The attack was a disaster for the Constitutionalists, who lost 67 killed. Twenty-four U.S. and five Brazilian soldiers were wounded. The 82nd Airborne counterattacked, capturing 56 street blocks and forcing the rebels back to the negotiating table.
The 82nd is recorded as having knocked out a third L-60 tank with a 106-millimeter M40 recoilless rifle. It seems likely it was during this engagement.
Only one more major clash occurred, involving not tanks but rather a funeral procession led by Col. Caamaño mourning the Constitutionalists dead. While the procession breakfasted at the Hotel Matum in Santiago, 300 Loyalist troops attacked. Fighting raged for five hours, killing 15, until U.S. troops brought in by helicopter negotiated a ceasefire.
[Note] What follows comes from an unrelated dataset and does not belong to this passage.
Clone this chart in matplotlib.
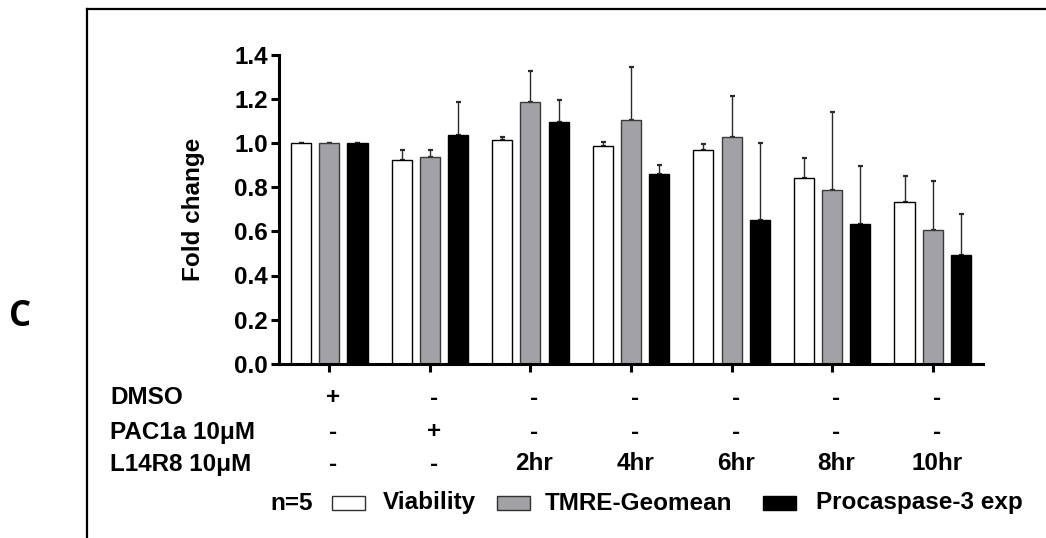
import matplotlib
matplotlib.use("Agg")
import matplotlib.pyplot as plt
import matplotlib.transforms as mtransforms
from matplotlib.patches import Rectangle
from matplotlib.lines import Line2D
import numpy as np

# Treatment groups (one per x tick)
groups = ["DMSO", "PAC1a", "2hr", "4hr", "6hr", "8hr", "10hr"]

# Mean fold change per readout
viability = [1.000, 0.922, 1.014, 0.987, 0.968, 0.842, 0.735]
tmre_geomean = [1.000, 0.936, 1.187, 1.104, 1.028, 0.789, 0.606]
procaspase3 = [1.000, 1.039, 1.096, 0.862, 0.653, 0.635, 0.492]

# Upper error (SEM) per readout
viability_err = [0.0, 0.046, 0.016, 0.017, 0.030, 0.092, 0.118]
tmre_err = [0.0, 0.032, 0.139, 0.240, 0.187, 0.352, 0.223]
procaspase3_err = [0.0, 0.146, 0.101, 0.038, 0.349, 0.262, 0.188]

# Treatment table under the axis
row_labels = ["DMSO", "PAC1a 10\u03bcM", "L14R8 10\u03bcM"]
dmso_row = ["+", "-", "-", "-", "-", "-", "-"]
pac1a_row = ["-", "+", "-", "-", "-", "-", "-"]
l14r8_row = ["-", "-", "2hr", "4hr", "6hr", "8hr", "10hr"]

series_names = ["Viability", "TMRE-Geomean", "Procaspase-3 exp"]
yticks = [0.0, 0.2, 0.4, 0.6, 0.8, 1.0, 1.2, 1.4]

W, H = 1046, 538
fig = plt.figure(figsize=(W / 100, H / 100), dpi=100)
plt.rcParams["font.family"] = ["Liberation Sans", "DejaVu Sans"]
FS = 17.5

def fx(px):
    return px / W

def fy(py):
    return 1 - py / H

ax = fig.add_axes([fx(279), fy(363.7), fx(983) - fx(279), (363.7 - 55) / H])

x = np.arange(len(groups))
offset = 0.28
width = 0.2
gray = "#a2a1a6"
series = [
    (viability, viability_err, "white", "black"),
    (tmre_geomean, tmre_err, gray, "#3a3a3a"),
    (procaspase3, procaspase3_err, "black", "black"),
]
for i, (vals, errs, fc, ec) in enumerate(series):
    pos = x + (i - 1) * offset
    ax.bar(pos, vals, width=width, color=fc, edgecolor=ec, linewidth=1.0, zorder=2)
    ax.errorbar(pos, vals, yerr=[np.zeros(len(vals)), errs], fmt="none",
                ecolor="#2a2a2a", elinewidth=1.0, capsize=1.8, capthick=1.6, zorder=1)

ax.set_xlim(-0.5, 6.5)
ax.set_ylim(0, 1.4)
ax.set_yticks(yticks)
ax.set_yticklabels([f"{t:.1f}" for t in yticks], fontsize=FS, fontweight="bold")
ax.set_xticks(x)
ax.set_xticklabels([])
for side in ("top", "right"):
    ax.spines[side].set_visible(False)
for side in ("left", "bottom"):
    ax.spines[side].set_linewidth(2.2)
ax.tick_params(axis="both", direction="out", length=6, width=2.2, pad=2)
ax.set_ylabel("Fold change", fontsize=FS, fontweight="bold")
ax.yaxis.set_label_coords((205 - 279) / 704, 0.5)

# Treatment table
trans = mtransforms.blended_transform_factory(ax.transData, fig.transFigure)
row_y = [398, 432, 464]
for label, ypix in zip(row_labels, row_y):
    fig.text(fx(110), fy(ypix), label, fontsize=FS, fontweight="bold",
             ha="left", va="center")
for row, ypix in zip([dmso_row, pac1a_row, l14r8_row], row_y):
    for xi, s in zip(x, row):
        ax.text(xi + 0.04, fy(ypix), s, transform=trans, fontsize=FS,
                fontweight="bold", ha="center", va="center", clip_on=False)

# Legend row
leg_y = 503
fig.text(fx(270), fy(leg_y), "n=5", fontsize=FS, fontweight="bold", ha="left", va="center")
legend_items = [
    (331.5, 383, "white", "#303030"),
    (497, 545, gray, "#303030"),
    (763, 816, "black", "black"),
]
for (bx, tx, fc, ec), name in zip(legend_items, series_names):
    fig.patches.append(Rectangle((fx(bx), fy(510)), fx(33), 14 / H, transform=fig.transFigure,
                                 facecolor=fc, edgecolor=ec, linewidth=1.0))
    fig.text(fx(tx), fy(leg_y), name, fontsize=FS, fontweight="bold", ha="left", va="center")

# Panel letter and frame
fig.text(fx(20), fy(317), "C", fontsize=25, fontweight="bold", ha="center", va="center",
         family=["Open Sans", "DejaVu Sans"])
fig.lines.append(Line2D([fx(86.5), 1.0], [fy(9), fy(9)], transform=fig.transFigure,
                        color="black", linewidth=1.6))
fig.lines.append(Line2D([fx(86.5), fx(86.5)], [0.0, fy(9)], transform=fig.transFigure,
                        color="black", linewidth=1.6))

fig.savefig("out.png", dpi=100)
Tanks were involved in one more incident at the end of the war. The Loyalist leader Wessin was to be eased out of power to allow the new junta to rule. But on the pretext of giving a farewell speech to his troops, he instead led the armored brigade in a march on Santo Domingo.
A battalion of U.S. vehicles moved to block Wessin on the highway, and he subsequently fled into exile at the Dominican consulate in Florida “at the point of American bayonets.”
As many as 4,000 Dominicans died in the Dominican civil war. Nine U.S. Marines and 18 U.S. Army soldiers also died. The United States withdrew its last troops in 1966.
Constitutionalist leader Col. Caamaño moved to London to serve as a military attaché. He later returned to the Dominican Republican to lead an insurgency. He was captured in battle and summarily executed.
The conservative Joaquin Balaguer was elected president in 1966 — but the Dominican Republic wouldn’t experience its first peaceful transfer of power until 1978. Poverty and corruption would lead many Dominicans to immigrate to the United States, including Nobel-prize winning writer Junot Diaz.
During the U.S. occupation of the Dominican Republic, the U.S. Army refurbished 12 of the Dominican army’s surviving L-60 tanks and put them back into service. The antiquated tanks remained active until 2002.